**GIVEN INSTRUCTION:**
Set down all of the data that follows word for word, without the images.

**GIVEN INFORMATION:**
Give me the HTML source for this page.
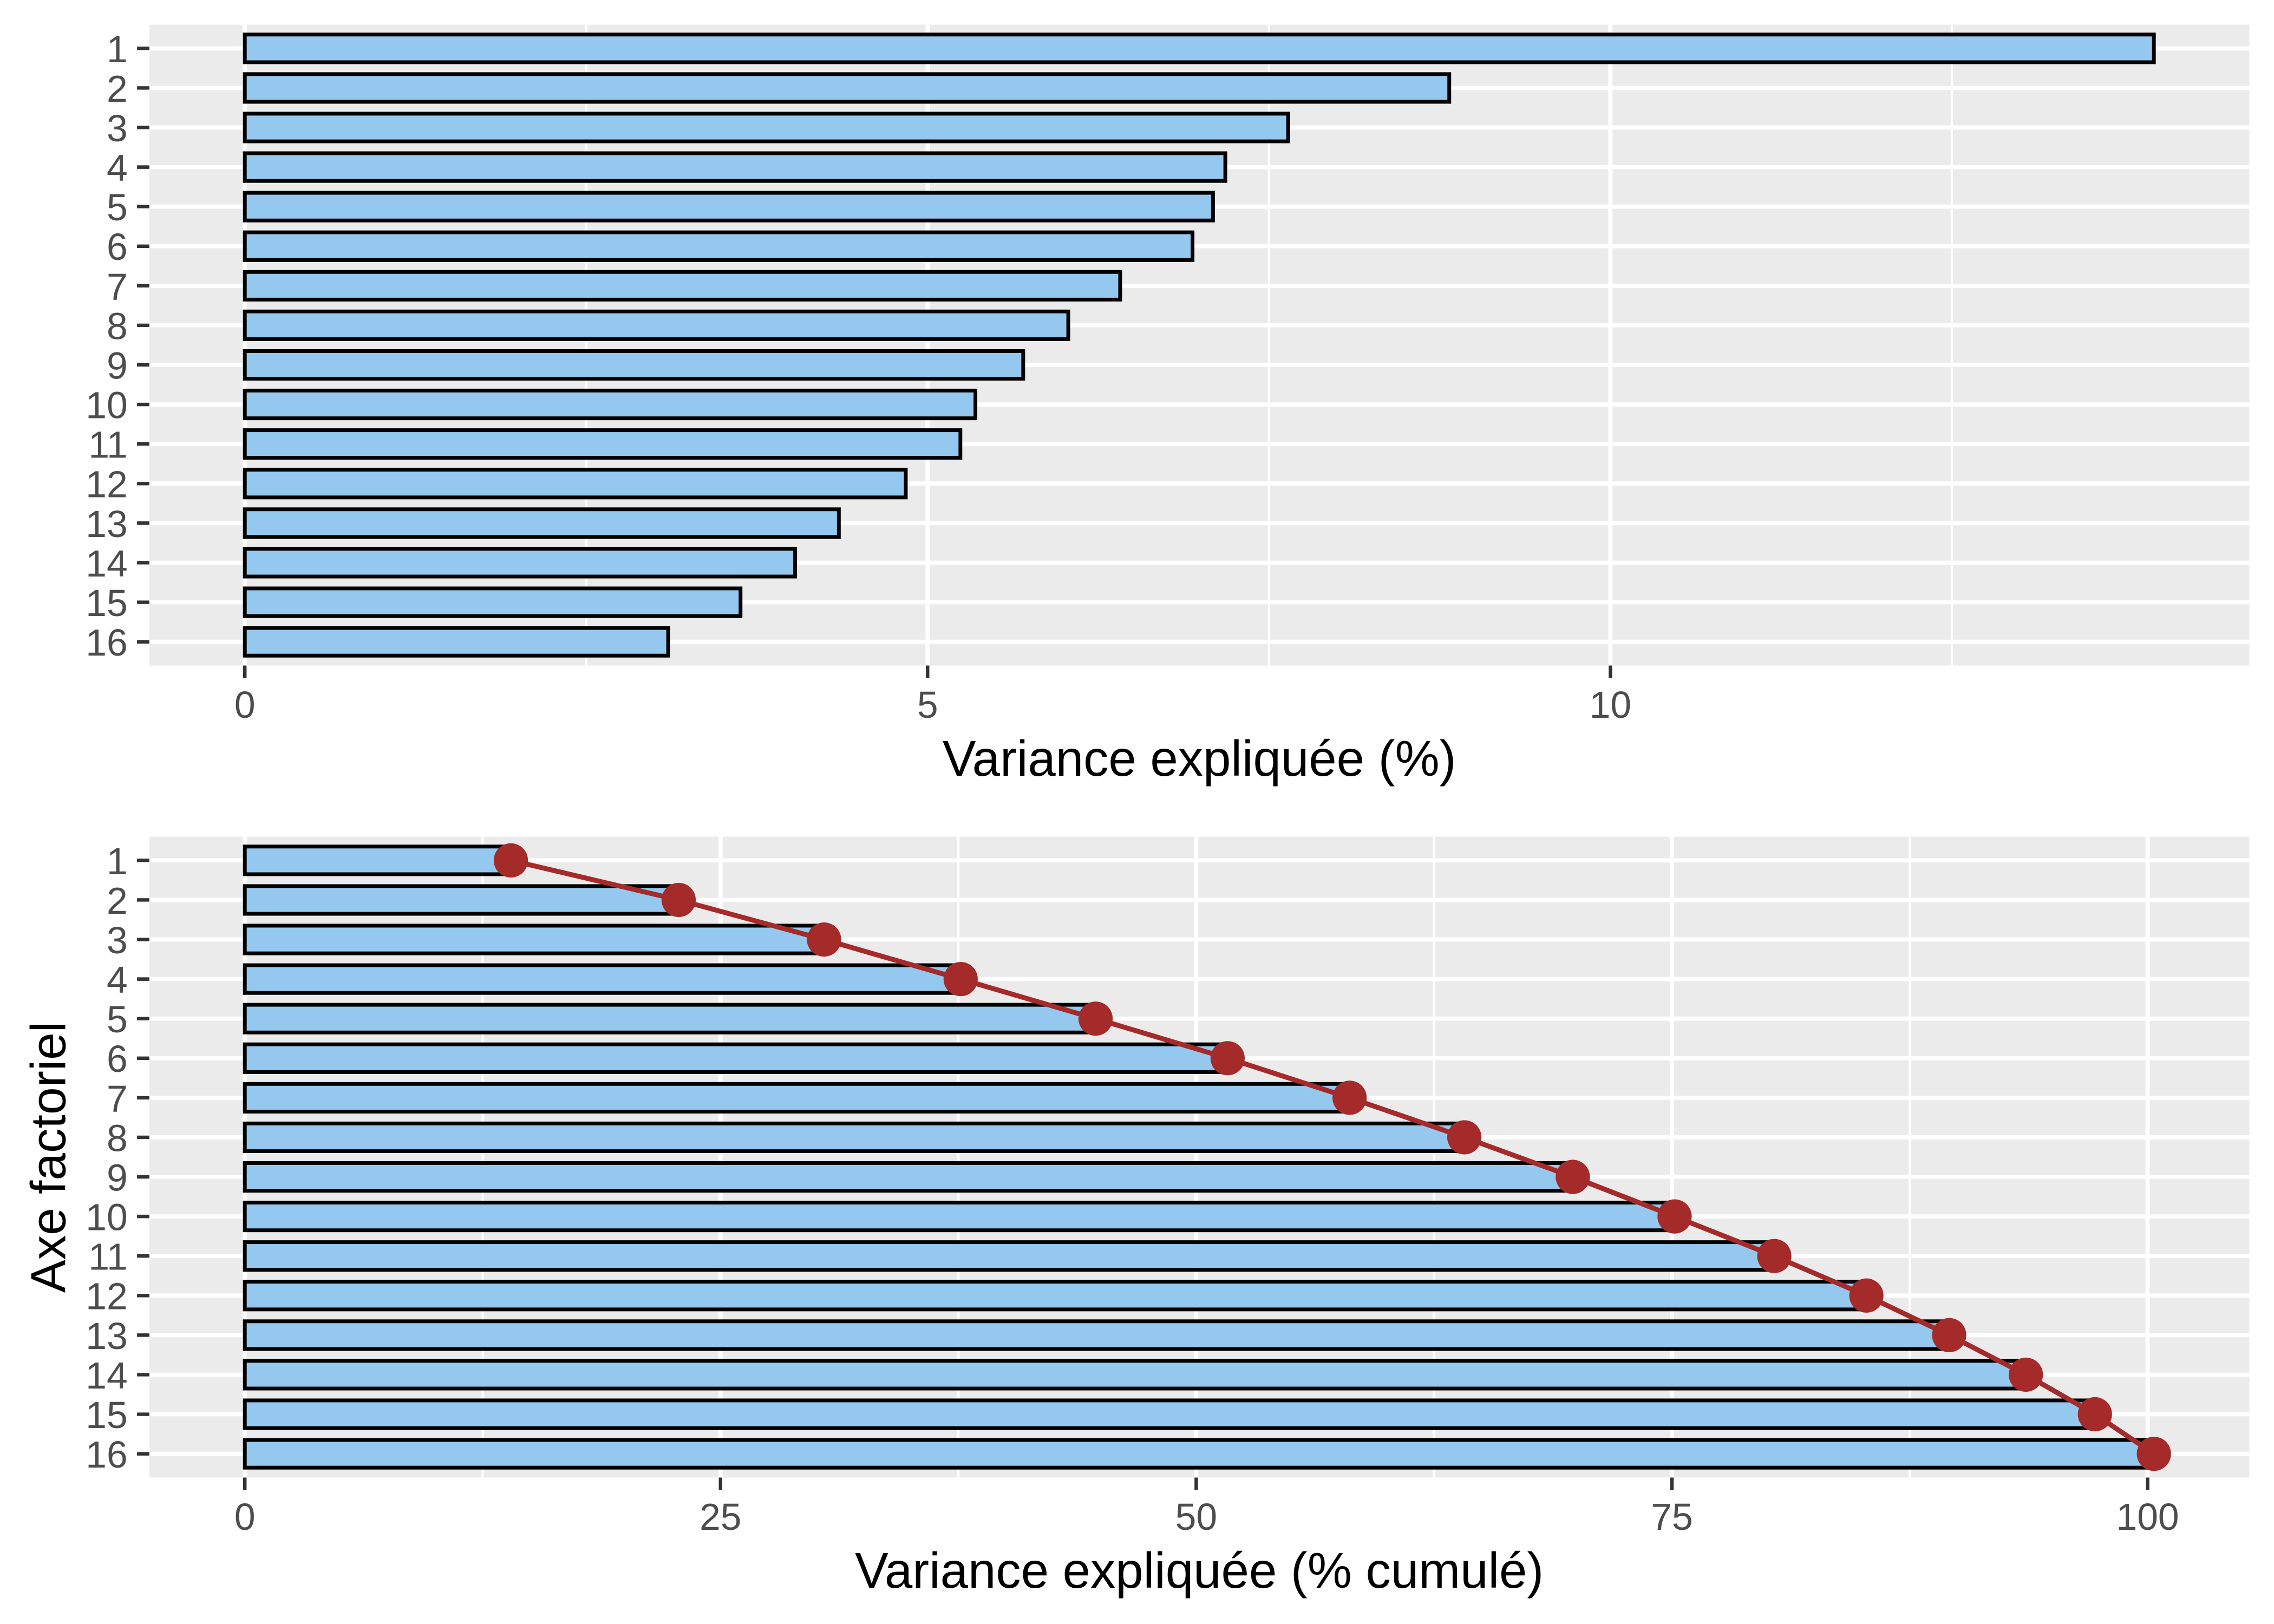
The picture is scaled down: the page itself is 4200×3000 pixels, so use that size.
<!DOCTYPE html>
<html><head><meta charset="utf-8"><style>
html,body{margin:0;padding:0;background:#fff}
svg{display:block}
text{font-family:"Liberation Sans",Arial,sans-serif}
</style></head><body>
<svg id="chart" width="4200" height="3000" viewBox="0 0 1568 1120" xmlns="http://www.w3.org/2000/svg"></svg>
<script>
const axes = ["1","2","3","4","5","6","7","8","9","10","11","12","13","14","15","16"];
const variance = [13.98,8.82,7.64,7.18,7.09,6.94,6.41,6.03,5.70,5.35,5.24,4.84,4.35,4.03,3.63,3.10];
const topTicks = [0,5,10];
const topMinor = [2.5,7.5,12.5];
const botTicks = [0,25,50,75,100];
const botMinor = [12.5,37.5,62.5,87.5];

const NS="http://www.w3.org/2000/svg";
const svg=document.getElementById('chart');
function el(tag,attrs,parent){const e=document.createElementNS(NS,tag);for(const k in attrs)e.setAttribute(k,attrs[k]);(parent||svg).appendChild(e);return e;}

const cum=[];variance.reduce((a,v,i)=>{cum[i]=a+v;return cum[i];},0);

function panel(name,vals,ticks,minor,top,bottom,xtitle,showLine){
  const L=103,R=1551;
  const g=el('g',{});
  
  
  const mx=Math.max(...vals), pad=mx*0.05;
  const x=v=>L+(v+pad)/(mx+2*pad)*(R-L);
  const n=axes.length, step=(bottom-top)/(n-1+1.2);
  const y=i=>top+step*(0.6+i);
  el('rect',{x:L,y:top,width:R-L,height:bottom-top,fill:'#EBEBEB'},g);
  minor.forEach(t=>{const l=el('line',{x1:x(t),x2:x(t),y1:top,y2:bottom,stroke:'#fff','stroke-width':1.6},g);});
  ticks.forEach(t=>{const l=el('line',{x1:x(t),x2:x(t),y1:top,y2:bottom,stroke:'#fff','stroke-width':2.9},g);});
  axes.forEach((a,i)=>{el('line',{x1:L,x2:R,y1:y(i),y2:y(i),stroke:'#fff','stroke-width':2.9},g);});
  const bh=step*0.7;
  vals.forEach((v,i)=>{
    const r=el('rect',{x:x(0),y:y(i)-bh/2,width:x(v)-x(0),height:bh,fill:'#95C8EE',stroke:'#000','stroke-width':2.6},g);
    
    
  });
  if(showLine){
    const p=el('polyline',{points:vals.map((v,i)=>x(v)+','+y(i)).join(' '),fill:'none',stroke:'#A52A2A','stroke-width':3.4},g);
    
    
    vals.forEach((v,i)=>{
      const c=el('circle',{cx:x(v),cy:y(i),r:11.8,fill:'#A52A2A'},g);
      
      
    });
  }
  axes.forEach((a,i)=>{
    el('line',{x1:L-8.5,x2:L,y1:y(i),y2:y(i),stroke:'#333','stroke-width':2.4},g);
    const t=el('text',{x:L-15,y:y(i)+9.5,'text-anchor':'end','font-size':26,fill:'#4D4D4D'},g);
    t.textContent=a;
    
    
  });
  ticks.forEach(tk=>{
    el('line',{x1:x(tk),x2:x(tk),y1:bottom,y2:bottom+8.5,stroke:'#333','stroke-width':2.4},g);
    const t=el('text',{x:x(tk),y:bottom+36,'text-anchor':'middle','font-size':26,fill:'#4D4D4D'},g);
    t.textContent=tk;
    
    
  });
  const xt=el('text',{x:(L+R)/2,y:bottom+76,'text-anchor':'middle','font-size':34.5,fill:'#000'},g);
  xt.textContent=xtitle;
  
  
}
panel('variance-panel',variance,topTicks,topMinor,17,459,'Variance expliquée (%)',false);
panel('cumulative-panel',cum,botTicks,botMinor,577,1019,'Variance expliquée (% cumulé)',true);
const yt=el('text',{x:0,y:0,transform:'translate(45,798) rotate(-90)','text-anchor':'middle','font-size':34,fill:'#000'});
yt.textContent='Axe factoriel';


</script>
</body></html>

**RESPONSE:**
Give me the HTML source for this page.
The picture is scaled down: the page itself is 4200×3000 pixels, so use that size.
<!DOCTYPE html>
<html><head><meta charset="utf-8"><style>
html,body{margin:0;padding:0;background:#fff}
svg{display:block}
text{font-family:"Liberation Sans",Arial,sans-serif}
</style></head><body>
<svg id="chart" width="4200" height="3000" viewBox="0 0 1568 1120" xmlns="http://www.w3.org/2000/svg"></svg>
<script>
const axes = ["1","2","3","4","5","6","7","8","9","10","11","12","13","14","15","16"];
const variance = [13.98,8.82,7.64,7.18,7.09,6.94,6.41,6.03,5.70,5.35,5.24,4.84,4.35,4.03,3.63,3.10];
const topTicks = [0,5,10];
const topMinor = [2.5,7.5,12.5];
const botTicks = [0,25,50,75,100];
const botMinor = [12.5,37.5,62.5,87.5];

const NS="http://www.w3.org/2000/svg";
const svg=document.getElementById('chart');
function el(tag,attrs,parent){const e=document.createElementNS(NS,tag);for(const k in attrs)e.setAttribute(k,attrs[k]);(parent||svg).appendChild(e);return e;}

const cum=[];variance.reduce((a,v,i)=>{cum[i]=a+v;return cum[i];},0);

function panel(name,vals,ticks,minor,top,bottom,xtitle,showLine){
  const L=103,R=1551;
  const g=el('g',{});
  
  
  const mx=Math.max(...vals), pad=mx*0.05;
  const x=v=>L+(v+pad)/(mx+2*pad)*(R-L);
  const n=axes.length, step=(bottom-top)/(n-1+1.2);
  const y=i=>top+step*(0.6+i);
  el('rect',{x:L,y:top,width:R-L,height:bottom-top,fill:'#EBEBEB'},g);
  minor.forEach(t=>{const l=el('line',{x1:x(t),x2:x(t),y1:top,y2:bottom,stroke:'#fff','stroke-width':1.6},g);});
  ticks.forEach(t=>{const l=el('line',{x1:x(t),x2:x(t),y1:top,y2:bottom,stroke:'#fff','stroke-width':2.9},g);});
  axes.forEach((a,i)=>{el('line',{x1:L,x2:R,y1:y(i),y2:y(i),stroke:'#fff','stroke-width':2.9},g);});
  const bh=step*0.7;
  vals.forEach((v,i)=>{
    const r=el('rect',{x:x(0),y:y(i)-bh/2,width:x(v)-x(0),height:bh,fill:'#95C8EE',stroke:'#000','stroke-width':2.6},g);
    
    
  });
  if(showLine){
    const p=el('polyline',{points:vals.map((v,i)=>x(v)+','+y(i)).join(' '),fill:'none',stroke:'#A52A2A','stroke-width':3.4},g);
    
    
    vals.forEach((v,i)=>{
      const c=el('circle',{cx:x(v),cy:y(i),r:11.8,fill:'#A52A2A'},g);
      
      
    });
  }
  axes.forEach((a,i)=>{
    el('line',{x1:L-8.5,x2:L,y1:y(i),y2:y(i),stroke:'#333','stroke-width':2.4},g);
    const t=el('text',{x:L-15,y:y(i)+9.5,'text-anchor':'end','font-size':26,fill:'#4D4D4D'},g);
    t.textContent=a;
    
    
  });
  ticks.forEach(tk=>{
    el('line',{x1:x(tk),x2:x(tk),y1:bottom,y2:bottom+8.5,stroke:'#333','stroke-width':2.4},g);
    const t=el('text',{x:x(tk),y:bottom+36,'text-anchor':'middle','font-size':26,fill:'#4D4D4D'},g);
    t.textContent=tk;
    
    
  });
  const xt=el('text',{x:(L+R)/2,y:bottom+76,'text-anchor':'middle','font-size':34.5,fill:'#000'},g);
  xt.textContent=xtitle;
  
  
}
panel('variance-panel',variance,topTicks,topMinor,17,459,'Variance expliquée (%)',false);
panel('cumulative-panel',cum,botTicks,botMinor,577,1019,'Variance expliquée (% cumulé)',true);
const yt=el('text',{x:0,y:0,transform:'translate(45,798) rotate(-90)','text-anchor':'middle','font-size':34,fill:'#000'});
yt.textContent='Axe factoriel';


</script>
</body></html>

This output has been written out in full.